Monday, 30 June 2008
Then, I asked Elena whether it was all right, in our exchange, the way I talked to her, the words I used, if I was too quick. That was mainly because Sarah told us they were intimidated by our English, and their Italian was not at the same level (consider they've been studying Italian only for 4 years).
I've always said to Elena that she could feel free to correct me any time I deserve it, she's never done it, not because I didn't deserve it, just because she's very kind! I corrected her only if she said incomprehensible words or totally failed the structure, and that happened rarely too.
I noticed that sometimes native speakers avoid doing so. When I talked to Sarah, or with my cousins, I realized that I had said something wrong (always after having said it!), but they never interrupt me. I like the idea of finishing my sentence, but I also appreciate the opportunity of improving my language, so I don't feel uncomfortable when someone corrects me!
I didn't. Last week I had an oral exam on linguistics with an American (native speaker) teacher, she's never corrected me while I was talking about the subject matter, but when the exams finished she corrected me 3 times while I was asking about my other marks... I made some very silly mistakes (...she didn't told us...), and I felt so irritated! And I thought about those things Sarah told us about correcting people that are learning a language...
I still think I need corrections, probably what irritated me so much is the particular relation I have with that teacher, and so it was not the correction, but the one who was correcting me! But probably I've also learned that when you are learning a foreign language you need to talk, first of all.
My best friend went to live in Germany, and when she was trying t learn German her boyfriend's family always corrected her mistakes (German is a very difficult language!!), and she hates them doing so. I tried to explain her that they probably had the best intention, but without a real success.
Italian and German are not so popular as foreign languages (German is becoming more popular, but still schwierig!), and so Italian and German people are not used to talk with people who are learning their language, while English people are used to, and so a bit more polite, probably.
Anyway, probably you shouldn't correct each and every words one says, but sometimes I found useful that someone, politely, underlines my mistakes, to help me improving!
Wednesday, 18 June 2008
I don't have much energy for these exams, I hope they'll finish soon, but I know I will be feeling guilty in the end because I haven't done so many as I wish...
Anyway It has been such a full year for my learning that I can be satisfied!
Saturday, 7 June 2008
Actually, I've already found an answer to this question but the thing is: Will I be able to do this without Sarah asking me to write a post every week?
One could say that if I like to write my blog (as I've said more than once...)... well, Yes I can (It seems to bring luck, this slogan... not in Italy!)
Those little flags...that's the kind of help I need... and comments (also corrections!!), of course!
Will you help me?!
Monday, 2 June 2008
Here we are thinking about our way of learning, the opportunities around us, and how to use them properly. Here we are, again.

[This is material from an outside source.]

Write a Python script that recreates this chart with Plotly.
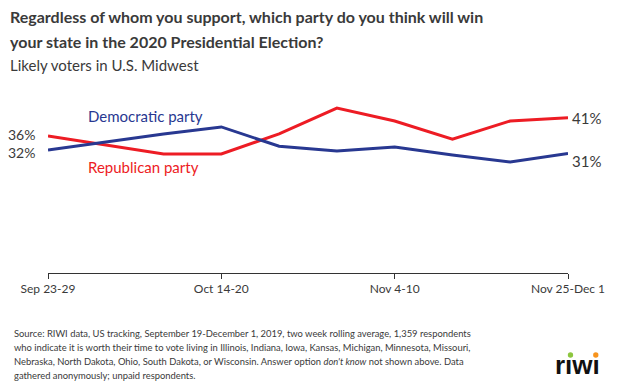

I don't think there is much difference from the first time I analysed my personal language environment. The greatest change is that I am going to finish my classes at University (I hope, let's see my next exams...), and so the larger part of it will be informal. Those new tools I have added during this course, and in my years at the University, will play a different role. I have found many new occasions of improving my language and to test my intercultural competence, and I had the opportunity to decide what is better for me. I won't attend regular lessons (perhaps), and so I have to reflect on how keep on learning, and I'm ready to reflect on it,because I have many different tools.
I think the blogosphere is going to play a great role in my future learning experience, because I found an enjoyable way of training my skills, I found people who are (surprise, surprise) interested in what I write, and who give me advice and opinions. Relating my learning experience to people is a great way to keep on learning, because I'm always interested in communicating with other people and because, as someone told me recently, 'life is all about people'.